Especially re: road safety, this is the American approach. Build with unsafe designs according to decades out-of-date engineering practice and design philosophy. Blame enforcement when things inevitably go wrong (which they are doing -- most American towns are heading towards financial insolvency because of their idiotic design and planning patterns and American roads are among if not the least safe ones in the developed world).

In threads about roads, people will inevitably bring up two pieces of perfectly-harmonized bullshit. First, that the drivers are just particularly bad in their context. Second, that there is way too little enforcement. Both are total bullshit. Drivers are basically the same everywhere. It is literally not possible for the police to enforce enough to make a dent on road safety.

When some municipality decides they want to get serious about safe roads, they do so primarily through better engineering of the roads. It's proven effective. And bonus points: the same design practices that make roads safer encourage better development patterns creating safer and more pleasant streets for EVERYONE. Especially people outside of cars. Which creates a virtuous cycle of multi-modal development patterns. Safer streets mean more people are on them, and not just in cars. This leads to lower crime, more productive neighborhood businesses, more aesthetic neighborhoods (since people are actually there to look at them, they care how they look now). Everything just gets better when you use better road engineering.

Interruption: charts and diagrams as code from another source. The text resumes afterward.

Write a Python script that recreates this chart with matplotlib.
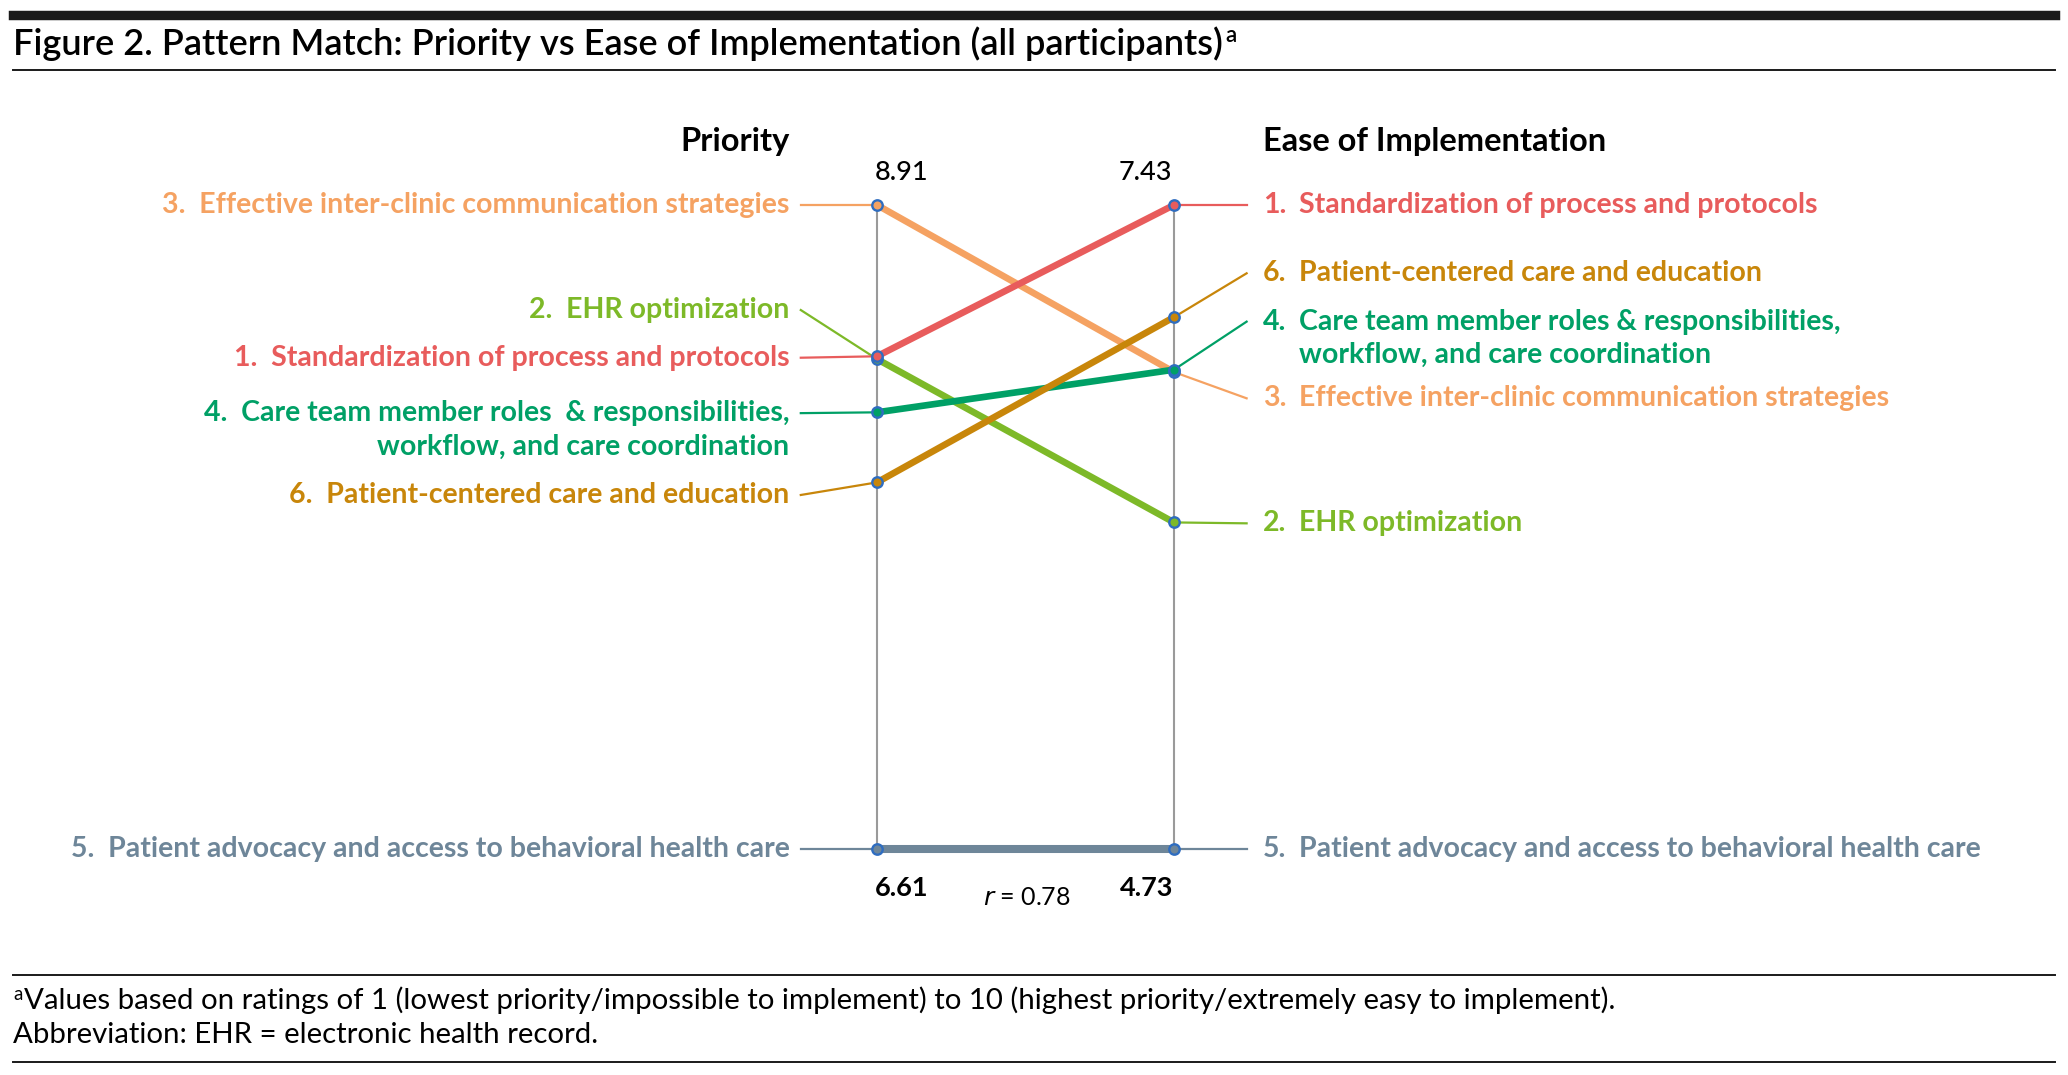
import matplotlib
matplotlib.use("Agg")
from matplotlib import pyplot as plt
from matplotlib.lines import Line2D

plt.rcParams['font.family'] = ['Lato', 'DejaVu Sans']

# data
numbers = ["1.", "2.", "3.", "4.", "5.", "6."]
names = ["Standardization of process and protocols",
         "EHR optimization",
         "Effective inter-clinic communication strategies",
         ["Care team member roles  & responsibilities,", "workflow, and care coordination"],
         "Patient advocacy and access to behavioral health care",
         "Patient-centered care and education"]
priority = [8.37, 8.36, 8.91, 8.17, 6.61, 7.92]
ease = [7.43, 6.10, 6.73, 6.74, 4.73, 6.96]
r_value = 0.78

colors = ["#E85C5C", "#7DB928", "#F5A262", "#00A066", "#6E8699", "#C8860A"]
draw_order = [2, 1, 3, 0, 5, 4]

# label positions (fraction of the scale height), layout only
left_label_y = [0.763, 0.837, 1.0, 0.677, 0.0, 0.550]
right_label_y = [1.0, 0.506, 0.700, 0.819, 0.0, 0.894]
line_gap = 0.052

W, H = 2068, 1075
fig = plt.figure(figsize=(W / 100, H / 100), dpi=100)
ax = fig.add_axes([877 / W, (H - 849.4) / H, 297 / W, 644.4 / H])
ax.set_xlim(0, 1)
ax.set_ylim(0, 1)
ax.axis("off")

p_lo, p_hi = min(priority), max(priority)
e_lo, e_hi = min(ease), max(ease)
def norm_p(v):
    return (v - p_lo) / (p_hi - p_lo)
def norm_e(v):
    return (v - e_lo) / (e_hi - e_lo)

# the two vertical scales
ax.plot([0, 0], [0, 1], color="#9A9A9A", lw=1.5, zorder=1, clip_on=False)
ax.plot([1, 1], [0, 1], color="#9A9A9A", lw=1.5, zorder=1, clip_on=False)

lab_fs = 20.5
xl_conn, xl_text = -0.2566, -0.295
xr_conn, xr_num, xr_text = 1.2445, 1.2997, 1.422

for k, i in enumerate(draw_order):
    c = colors[i]
    yp = norm_p(priority[i])
    ye = norm_e(ease[i])
    lw = 5.8 if i == 4 else 4.8
    ax.plot([0, 1], [yp, ye], color=c, lw=lw, solid_capstyle="butt",
            zorder=3 + k, clip_on=False)
    # connectors to labels
    ax.plot([xl_conn, 0], [left_label_y[i], yp], color=c, lw=1.6, zorder=2, clip_on=False)
    ax.plot([1, xr_conn], [ye, right_label_y[i]], color=c, lw=1.6, zorder=2, clip_on=False)
    ax.plot([0, 1], [yp, ye], ls="none", marker="o", ms=7.5, mfc=c, mec="#2F6DC0",
            mew=1.7, zorder=20, clip_on=False)

    name = names[i]
    lines = name if isinstance(name, list) else [name]
    # left side labels
    ax.text(xl_text, left_label_y[i], numbers[i] + "  " + lines[0], ha="right", va="center",
            color=c, fontsize=lab_fs, fontweight="bold")
    for j, extra in enumerate(lines[1:]):
        ax.text(xl_text, left_label_y[i] - line_gap * (j + 1), extra, ha="right",
                va="center", color=c, fontsize=lab_fs, fontweight="bold")
    # right side labels
    ax.text(xr_num, right_label_y[i], numbers[i], ha="left", va="center",
            color=c, fontsize=lab_fs, fontweight="bold")
    for j, ln in enumerate(lines):
        ax.text(xr_text, right_label_y[i] - line_gap * j, ln.replace("  &", " &"), ha="left",
                va="center", color=c, fontsize=lab_fs, fontweight="bold")

# headers and scale values
ax.text(xl_text, 1.099, "Priority", ha="right", va="center", fontsize=23.5, fontweight="bold")
ax.text(xr_num, 1.099, "Ease of Implementation", ha="left", va="center", fontsize=23.5,
        fontweight="bold")
ax.text(0.084, 1.0497, "%.2f" % p_hi, ha="center", va="center", fontsize=19.5,
        fontweight="medium")
ax.text(0.902, 1.0497, "%.2f" % e_hi, ha="center", va="center", fontsize=19.5,
        fontweight="medium")
ax.text(0.084, -0.060, "%.2f" % p_lo, ha="center", va="center", fontsize=19.5, fontweight="bold")
ax.text(0.909, -0.060, "%.2f" % e_lo, ha="center", va="center", fontsize=19.5, fontweight="bold")
ax.text(0.505, -0.074, "$r$ = %.2f" % r_value, ha="center", va="center", fontsize=18)

# figure frame: rules, title, footnotes
def hrule(ypx, lw):
    fig.add_artist(Line2D([13 / W, 2055 / W], [1 - ypx / H, 1 - ypx / H],
                          color="#1A1A1A", lw=lw))

hrule(14.5, 6.8)
hrule(70, 1.4)
hrule(975, 1.4)
hrule(1062, 1.4)

title = fig.text(13 / W, 1 - 44 / H,
                 "Figure 2. Pattern Match: Priority vs Ease of Implementation (all participants)",
                 ha="left", va="center", fontsize=26, fontweight="semibold")
fig.canvas.draw()
bb = title.get_window_extent()
fig.text(bb.x1 / W + 0.001, 1 - 36 / H, "a", ha="left", va="center", fontsize=16,
         fontweight="semibold")

fig.text(13 / W, 1 - 994 / H, "a", ha="left", va="center", fontsize=13.5)
fig.text(24 / W, 1 - 1000 / H,
         "Values based on ratings of 1 (lowest priority/impossible to implement) to 10 "
         "(highest priority/extremely easy to implement).",
         ha="left", va="center", fontsize=21.2)
fig.text(13 / W, 1 - 1035 / H, "Abbreviation: EHR = electronic health record.",
         ha="left", va="center", fontsize=21.2)

fig.savefig("out.png", dpi=100)
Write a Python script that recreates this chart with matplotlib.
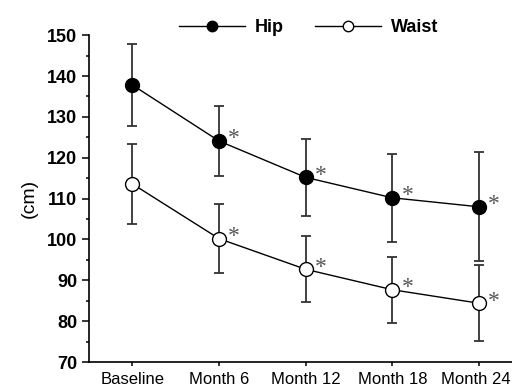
import numpy as np
import matplotlib.pyplot as plt
import matplotlib.transforms as mtransforms

labels = ['Baseline', 'Month 6', 'Month 12', 'Month 18', 'Month 24']
hip = [137.8, 124.1, 115.2, 110.2, 108.0]
hip_err = [10.0, 8.5, 9.4, 10.7, 13.3]
waist = [113.6, 100.2, 92.7, 87.7, 84.4]
waist_err = [9.8, 8.5, 8.1, 8.1, 9.3]
signif = [False, True, True, True, True]

plt.rcParams['font.family'] = ['Liberation Sans', 'DejaVu Sans']

fig = plt.figure(figsize=(5.12, 3.91), dpi=100)
ax = fig.add_axes([0.174, 0.074, 0.826, 0.836])
x = np.arange(len(labels))

ax.errorbar(x, hip, yerr=hip_err, fmt='none', ecolor='#333333', elinewidth=1.3,
            capsize=3.5, capthick=1.3, zorder=1)
ax.errorbar(x, waist, yerr=waist_err, fmt='none', ecolor='#333333', elinewidth=1.3,
            capsize=3.5, capthick=1.3, zorder=1)
h1, = ax.plot(x, hip, '-o', color='black', lw=1, mfc='black', mec='black',
              ms=10, zorder=3, label='Hip')
h2, = ax.plot(x, waist, '-o', color='black', lw=1, mfc='white', mec='black',
              ms=10, zorder=3, label='Waist')

# significance stars, upper right of each marker
for i in range(len(x)):
    if signif[i]:
        for v in (hip[i], waist[i]):
            ax.annotate('*', (x[i], v), xytext=(6.5, -2.5), textcoords='offset points',
                        fontsize=17, color='#555555', family='Liberation Serif',
                        ha='left', va='baseline')

ax.set_xlim(-0.5, 4.38)
ax.set_ylim(70, 150)
ax.set_yticks(np.arange(70, 151, 10))
ax.set_yticks(np.arange(75, 150, 10), minor=True)
ax.set_xticks(x)
ax.set_xticklabels(labels, fontsize=12)
for t in ax.get_yticklabels():
    t.set_fontweight('bold')
    t.set_fontsize(13)
ax.tick_params(axis='both', direction='out', length=5, width=1.1)
ax.tick_params(axis='y', which='minor', length=2.5, width=1.1)
ax.tick_params(axis='x', length=3, pad=4)
ax.spines['top'].set_visible(False)
ax.spines['right'].set_visible(False)
ax.spines['left'].set_linewidth(1.2)
ax.spines['bottom'].set_linewidth(1.2)
ax.set_ylabel('(cm)', fontsize=14, labelpad=7)

# last label sits against the right edge
last = ax.get_xticklabels()[-1]
last.set_transform(last.get_transform() +
                   mtransforms.ScaledTranslation(-3 / 100, 0, fig.dpi_scale_trans))

fig.legend(handles=[h1, h2], loc='center', bbox_to_anchor=(0.603, 0.93),
           ncol=2, frameon=False, handlelength=3.67, columnspacing=1.7,
           handletextpad=0.55, markerscale=0.75, borderpad=0,
           prop={'weight': 'bold', 'size': 13})

fig.savefig('out.png', dpi=100)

But no, we still rely on AASHTO standards and their ilk which rate roads according to "level of service". They literally put everything, including safety, as secondary to how many cars the road can move.

And that's not even jumping down the rabbit hole of what it means for my country to be a police state. How insane it is that we have laws that criminalize completely mundane, normal, predictable behavior that can be selectively-enforced or used as pretexts for unnecessary violence.